### AIM
Write out the records that appear below, verbatim and complete, but without pictures.

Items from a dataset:
····················

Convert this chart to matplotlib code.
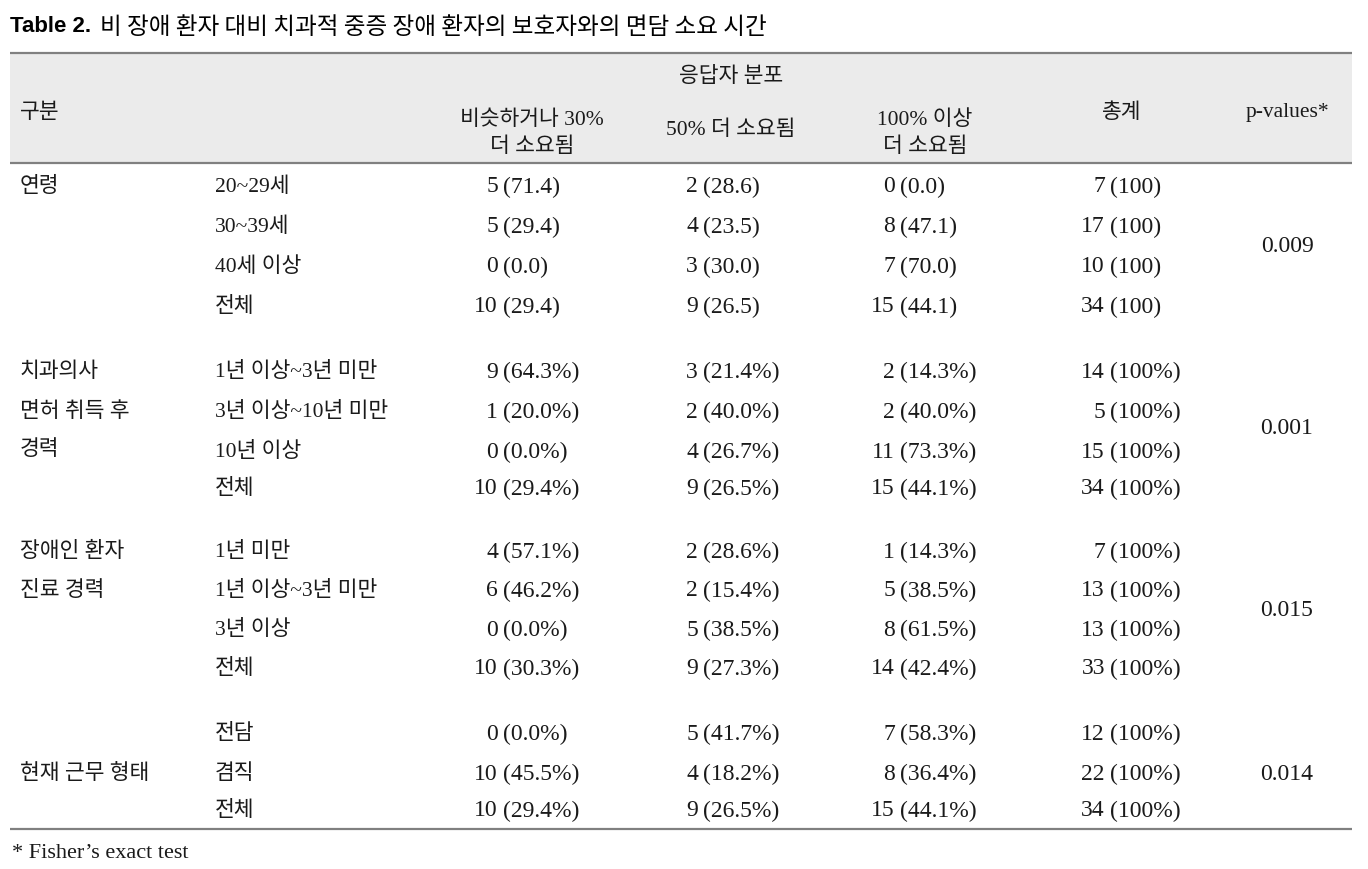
import matplotlib.pyplot as plt
from matplotlib.patches import Rectangle

# =====================================================
# DATA
# =====================================================

title_bold = "Table 2."
title_text = "비 장애 환자 대비 치과적 중증 장애 환자의 보호자와의 면담 소요 시간"

group_labels = [
    ["연령"],
    ["치과의사", "면허 취득 후", "경력"],
    ["장애인 환자", "진료 경력"],
    ["현재 근무 형태"],
]

sub_labels = [
    ["20~29세", "30~39세", "40세 이상", "전체"],
    ["1년 이상~3년 미만", "3년 이상~10년 미만", "10년 이상", "전체"],
    ["1년 미만", "1년 이상~3년 미만", "3년 이상", "전체"],
    ["전담", "겸직", "전체"],
]

counts = [
    [[5, 2, 0, 7], [5, 4, 8, 17], [0, 3, 7, 10], [10, 9, 15, 34]],
    [[9, 3, 2, 14], [1, 2, 2, 5], [0, 4, 11, 15], [10, 9, 15, 34]],
    [[4, 2, 1, 7], [6, 2, 5, 13], [0, 5, 8, 13], [10, 9, 14, 33]],
    [[0, 5, 7, 12], [10, 4, 8, 22], [10, 9, 15, 34]],
]

percents = [
    [["71.4", "28.6", "0.0", "100"], ["29.4", "23.5", "47.1", "100"],
     ["0.0", "30.0", "70.0", "100"], ["29.4", "26.5", "44.1", "100"]],
    [["64.3%", "21.4%", "14.3%", "100%"], ["20.0%", "40.0%", "40.0%", "100%"],
     ["0.0%", "26.7%", "73.3%", "100%"], ["29.4%", "26.5%", "44.1%", "100%"]],
    [["57.1%", "28.6%", "14.3%", "100%"], ["46.2%", "15.4%", "38.5%", "100%"],
     ["0.0%", "38.5%", "61.5%", "100%"], ["30.3%", "27.3%", "42.4%", "100%"]],
    [["0.0%", "41.7%", "58.3%", "100%"], ["45.5%", "18.2%", "36.4%", "100%"],
     ["29.4%", "26.5%", "44.1%", "100%"]],
]

p_values = ["0.009", "0.001", "0.015", "0.014"]

footnote = "* Fisher’s exact test"

# =====================================================
# LAYOUT (pixel coordinates)
# =====================================================

DY = 3  # baseline correction
row_y = [
    [184, 224, 264, 304],
    [369, 409, 449, 486],
    [549, 588, 627, 666],
    [731, 771, 808],
]
group_y = [[184], [369, 409, 447], [549, 588], [771]]
p_y = [244, 425, 607, 771]

col_anchor = [503, 703, 900, 1110]   # position of "("
x_group = 20
x_sub = 215
x_p = 1287

FONT = ["Liberation Serif", "Noto Sans CJK KR", "DejaVu Sans"]
KFONT = ["Noto Sans CJK KR", "DejaVu Sans"]
LINE_C = "#808080"
TXT_C = "#1a1a1a"

fig = plt.figure(figsize=(13.68, 8.69), dpi=100)
ax = fig.add_axes([0, 0, 1, 1])
ax.set_xlim(0, 1368)
ax.set_ylim(869, 0)
ax.axis("off")

# title
ax.text(10, 27, title_bold, fontsize=16, fontweight="bold",
        family=["Liberation Sans Narrow", "Liberation Sans", "DejaVu Sans"],
        va="center", ha="left", color="black")
ax.text(100, 27, title_text, fontsize=17, family=KFONT,
        va="center", ha="left", color="black")

# header band
ax.add_patch(Rectangle((10, 53), 1342, 110, facecolor="#ebebeb",
                       edgecolor="none", zorder=0))
for y in (53, 163, 829):
    ax.plot([10, 1352], [y, y], color=LINE_C, lw=1.6, solid_capstyle="butt")

hdr = dict(fontsize=15.5, family=FONT, color=TXT_C, va="center")
ax.text(731, 74 + DY, "응답자 분포", ha="center", **hdr)
ax.text(20, 110 + DY, "구분", ha="left", **hdr)
ax.text(532, 117 + DY, "비슷하거나 30%", ha="center", **hdr)
ax.text(532, 144 + DY, "더 소요됨", ha="center", **hdr)
ax.text(731, 127 + DY, "50% 더 소요됨", ha="center", **hdr)
ax.text(925, 117 + DY, "100% 이상", ha="center", **hdr)
ax.text(925, 144 + DY, "더 소요됨", ha="center", **hdr)
ax.text(1122, 110 + DY, "총계", ha="center", **hdr)
ax.text(1287, 110 + DY, "p-values*", ha="center", **hdr)

# body
num = dict(fontsize=17, family=FONT, color=TXT_C, va="center")
for g in range(len(sub_labels)):
    for lbl, y in zip(group_labels[g], group_y[g]):
        ax.text(x_group, y + DY, lbl, ha="left", **hdr)
    for r, sub in enumerate(sub_labels[g]):
        y = row_y[g][r] + DY
        ax.text(x_sub, y, sub, ha="left", **hdr)
        for c in range(4):
            ax.text(col_anchor[c] - 5, y, str(counts[g][r][c]), ha="right", **num)
            ax.text(col_anchor[c], y, "(" + percents[g][r][c] + ")", ha="left", **num)
    ax.text(x_p, p_y[g] + DY, p_values[g], ha="center", **num)

ax.text(12, 851 + DY, footnote, ha="left", fontsize=16, family=FONT,
        color=TXT_C, va="center")

fig.savefig("out.png", dpi=100)
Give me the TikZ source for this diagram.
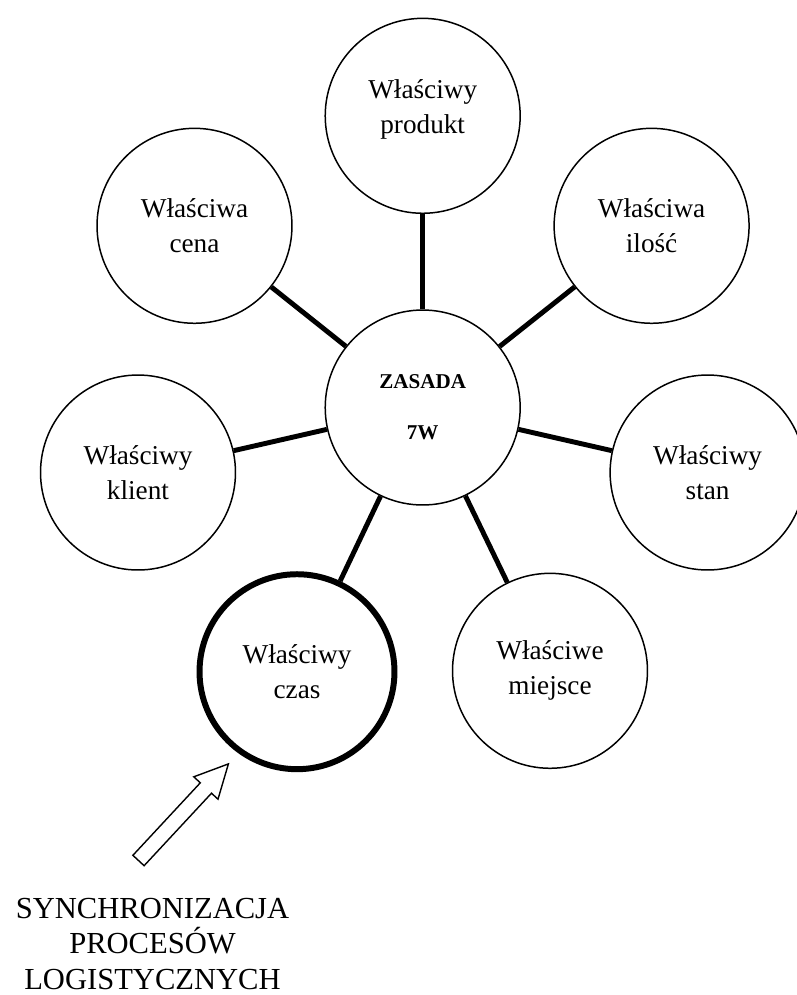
\documentclass[tikz,border=0pt]{standalone}
\usepackage{fontspec}
\setmainfont{Liberation Serif}
\usetikzlibrary{positioning}

\tikzset{
  wcirc/.style={circle, draw, line width=0.85pt, minimum size=3.9cm, inner sep=0pt,
    align=center, font=\fontsize{15.5}{19.9}\selectfont},
  hubcirc/.style={wcirc, font=\bfseries\fontsize{12}{29}\selectfont},
  spoke/.style={line width=2.8pt},
}

\begin{document}
\begin{tikzpicture}[x=0.02cm, y=-0.02cm]
  \useasboundingbox (0,0) rectangle (797,995);
  % centre and the seven rules
  \node[hubcirc] (hub) at (422.7,407.5) {ZASADA\\7W};
  \node[wcirc, text depth=0.38cm] (prod) at (422.7,115.8) {Właściwy\\produkt};
  \node[wcirc] (cena) at (194.5,225.8) {Właściwa\\cena};
  \node[wcirc] (ilosc) at (651.6,225.8) {Właściwa\\ilość};
  \node[wcirc] (klient) at (138.0,472.5) {Właściwy\\klient};
  \node[wcirc] (stan) at (707.6,472.5) {Właściwy\\stan};
  \node[wcirc, line width=3.4pt] (czas) at (297.0,671.7) {Właściwy\\czas};
  \node[wcirc] (miejsce) at (550.0,670.8) {Właściwe\\miejsce};
  % spokes
  \draw[spoke] (hub) -- (prod);
  \draw[spoke] (hub) -- (cena);
  \draw[spoke] (hub) -- (ilosc);
  \draw[spoke] (hub) -- (klient);
  \draw[spoke] (hub) -- (stan);
  \draw[spoke] (hub) -- (czas);
  \draw[spoke] (hub) -- (miejsce);
  % block arrow and caption
  \draw[line width=0.8pt, fill=white, line join=miter]
    (132.9,855.3) -- (200.3,782.8) -- (193.8,776.8) -- (228.4,763.9)
    -- (218.0,799.2) -- (211.5,793.2) -- (144.1,865.7) -- cycle;
  \node[align=center, font=\fontsize{17.4}{20}\selectfont] (sync) at (152.5,944)
    {SYNCHRONIZACJA\\PROCESÓW\\LOGISTYCZNYCH};
\end{tikzpicture}
\end{document}
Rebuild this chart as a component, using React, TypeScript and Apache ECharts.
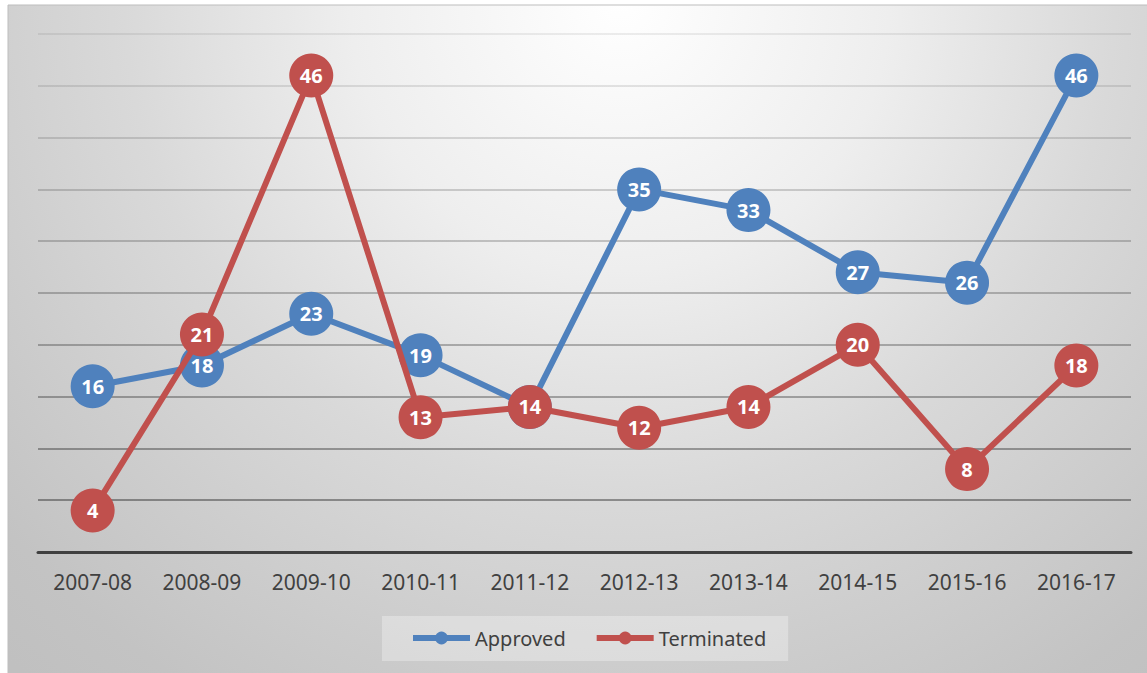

····················

### TASK RESPONSE
Convert this chart to matplotlib code.
import matplotlib.pyplot as plt
from matplotlib.patches import Rectangle

# =====================================================
# DATA
# =====================================================

title_bold = "Table 2."
title_text = "비 장애 환자 대비 치과적 중증 장애 환자의 보호자와의 면담 소요 시간"

group_labels = [
    ["연령"],
    ["치과의사", "면허 취득 후", "경력"],
    ["장애인 환자", "진료 경력"],
    ["현재 근무 형태"],
]

sub_labels = [
    ["20~29세", "30~39세", "40세 이상", "전체"],
    ["1년 이상~3년 미만", "3년 이상~10년 미만", "10년 이상", "전체"],
    ["1년 미만", "1년 이상~3년 미만", "3년 이상", "전체"],
    ["전담", "겸직", "전체"],
]

counts = [
    [[5, 2, 0, 7], [5, 4, 8, 17], [0, 3, 7, 10], [10, 9, 15, 34]],
    [[9, 3, 2, 14], [1, 2, 2, 5], [0, 4, 11, 15], [10, 9, 15, 34]],
    [[4, 2, 1, 7], [6, 2, 5, 13], [0, 5, 8, 13], [10, 9, 14, 33]],
    [[0, 5, 7, 12], [10, 4, 8, 22], [10, 9, 15, 34]],
]

percents = [
    [["71.4", "28.6", "0.0", "100"], ["29.4", "23.5", "47.1", "100"],
     ["0.0", "30.0", "70.0", "100"], ["29.4", "26.5", "44.1", "100"]],
    [["64.3%", "21.4%", "14.3%", "100%"], ["20.0%", "40.0%", "40.0%", "100%"],
     ["0.0%", "26.7%", "73.3%", "100%"], ["29.4%", "26.5%", "44.1%", "100%"]],
    [["57.1%", "28.6%", "14.3%", "100%"], ["46.2%", "15.4%", "38.5%", "100%"],
     ["0.0%", "38.5%", "61.5%", "100%"], ["30.3%", "27.3%", "42.4%", "100%"]],
    [["0.0%", "41.7%", "58.3%", "100%"], ["45.5%", "18.2%", "36.4%", "100%"],
     ["29.4%", "26.5%", "44.1%", "100%"]],
]

p_values = ["0.009", "0.001", "0.015", "0.014"]

footnote = "* Fisher’s exact test"

# =====================================================
# LAYOUT (pixel coordinates)
# =====================================================

DY = 3  # baseline correction
row_y = [
    [184, 224, 264, 304],
    [369, 409, 449, 486],
    [549, 588, 627, 666],
    [731, 771, 808],
]
group_y = [[184], [369, 409, 447], [549, 588], [771]]
p_y = [244, 425, 607, 771]

col_anchor = [503, 703, 900, 1110]   # position of "("
x_group = 20
x_sub = 215
x_p = 1287

FONT = ["Liberation Serif", "Noto Sans CJK KR", "DejaVu Sans"]
KFONT = ["Noto Sans CJK KR", "DejaVu Sans"]
LINE_C = "#808080"
TXT_C = "#1a1a1a"

fig = plt.figure(figsize=(13.68, 8.69), dpi=100)
ax = fig.add_axes([0, 0, 1, 1])
ax.set_xlim(0, 1368)
ax.set_ylim(869, 0)
ax.axis("off")

# title
ax.text(10, 27, title_bold, fontsize=16, fontweight="bold",
        family=["Liberation Sans Narrow", "Liberation Sans", "DejaVu Sans"],
        va="center", ha="left", color="black")
ax.text(100, 27, title_text, fontsize=17, family=KFONT,
        va="center", ha="left", color="black")

# header band
ax.add_patch(Rectangle((10, 53), 1342, 110, facecolor="#ebebeb",
                       edgecolor="none", zorder=0))
for y in (53, 163, 829):
    ax.plot([10, 1352], [y, y], color=LINE_C, lw=1.6, solid_capstyle="butt")

hdr = dict(fontsize=15.5, family=FONT, color=TXT_C, va="center")
ax.text(731, 74 + DY, "응답자 분포", ha="center", **hdr)
ax.text(20, 110 + DY, "구분", ha="left", **hdr)
ax.text(532, 117 + DY, "비슷하거나 30%", ha="center", **hdr)
ax.text(532, 144 + DY, "더 소요됨", ha="center", **hdr)
ax.text(731, 127 + DY, "50% 더 소요됨", ha="center", **hdr)
ax.text(925, 117 + DY, "100% 이상", ha="center", **hdr)
ax.text(925, 144 + DY, "더 소요됨", ha="center", **hdr)
ax.text(1122, 110 + DY, "총계", ha="center", **hdr)
ax.text(1287, 110 + DY, "p-values*", ha="center", **hdr)

# body
num = dict(fontsize=17, family=FONT, color=TXT_C, va="center")
for g in range(len(sub_labels)):
    for lbl, y in zip(group_labels[g], group_y[g]):
        ax.text(x_group, y + DY, lbl, ha="left", **hdr)
    for r, sub in enumerate(sub_labels[g]):
        y = row_y[g][r] + DY
        ax.text(x_sub, y, sub, ha="left", **hdr)
        for c in range(4):
            ax.text(col_anchor[c] - 5, y, str(counts[g][r][c]), ha="right", **num)
            ax.text(col_anchor[c], y, "(" + percents[g][r][c] + ")", ha="left", **num)
    ax.text(x_p, p_y[g] + DY, p_values[g], ha="center", **num)

ax.text(12, 851 + DY, footnote, ha="left", fontsize=16, family=FONT,
        color=TXT_C, va="center")

fig.savefig("out.png", dpi=100)
Give me the TikZ source for this diagram.
\documentclass[tikz,border=0pt]{standalone}
\usepackage{fontspec}
\setmainfont{Liberation Serif}
\usetikzlibrary{positioning}

\tikzset{
  wcirc/.style={circle, draw, line width=0.85pt, minimum size=3.9cm, inner sep=0pt,
    align=center, font=\fontsize{15.5}{19.9}\selectfont},
  hubcirc/.style={wcirc, font=\bfseries\fontsize{12}{29}\selectfont},
  spoke/.style={line width=2.8pt},
}

\begin{document}
\begin{tikzpicture}[x=0.02cm, y=-0.02cm]
  \useasboundingbox (0,0) rectangle (797,995);
  % centre and the seven rules
  \node[hubcirc] (hub) at (422.7,407.5) {ZASADA\\7W};
  \node[wcirc, text depth=0.38cm] (prod) at (422.7,115.8) {Właściwy\\produkt};
  \node[wcirc] (cena) at (194.5,225.8) {Właściwa\\cena};
  \node[wcirc] (ilosc) at (651.6,225.8) {Właściwa\\ilość};
  \node[wcirc] (klient) at (138.0,472.5) {Właściwy\\klient};
  \node[wcirc] (stan) at (707.6,472.5) {Właściwy\\stan};
  \node[wcirc, line width=3.4pt] (czas) at (297.0,671.7) {Właściwy\\czas};
  \node[wcirc] (miejsce) at (550.0,670.8) {Właściwe\\miejsce};
  % spokes
  \draw[spoke] (hub) -- (prod);
  \draw[spoke] (hub) -- (cena);
  \draw[spoke] (hub) -- (ilosc);
  \draw[spoke] (hub) -- (klient);
  \draw[spoke] (hub) -- (stan);
  \draw[spoke] (hub) -- (czas);
  \draw[spoke] (hub) -- (miejsce);
  % block arrow and caption
  \draw[line width=0.8pt, fill=white, line join=miter]
    (132.9,855.3) -- (200.3,782.8) -- (193.8,776.8) -- (228.4,763.9)
    -- (218.0,799.2) -- (211.5,793.2) -- (144.1,865.7) -- cycle;
  \node[align=center, font=\fontsize{17.4}{20}\selectfont] (sync) at (152.5,944)
    {SYNCHRONIZACJA\\PROCESÓW\\LOGISTYCZNYCH};
\end{tikzpicture}
\end{document}
Rebuild this chart as a component, using React, TypeScript and Apache ECharts.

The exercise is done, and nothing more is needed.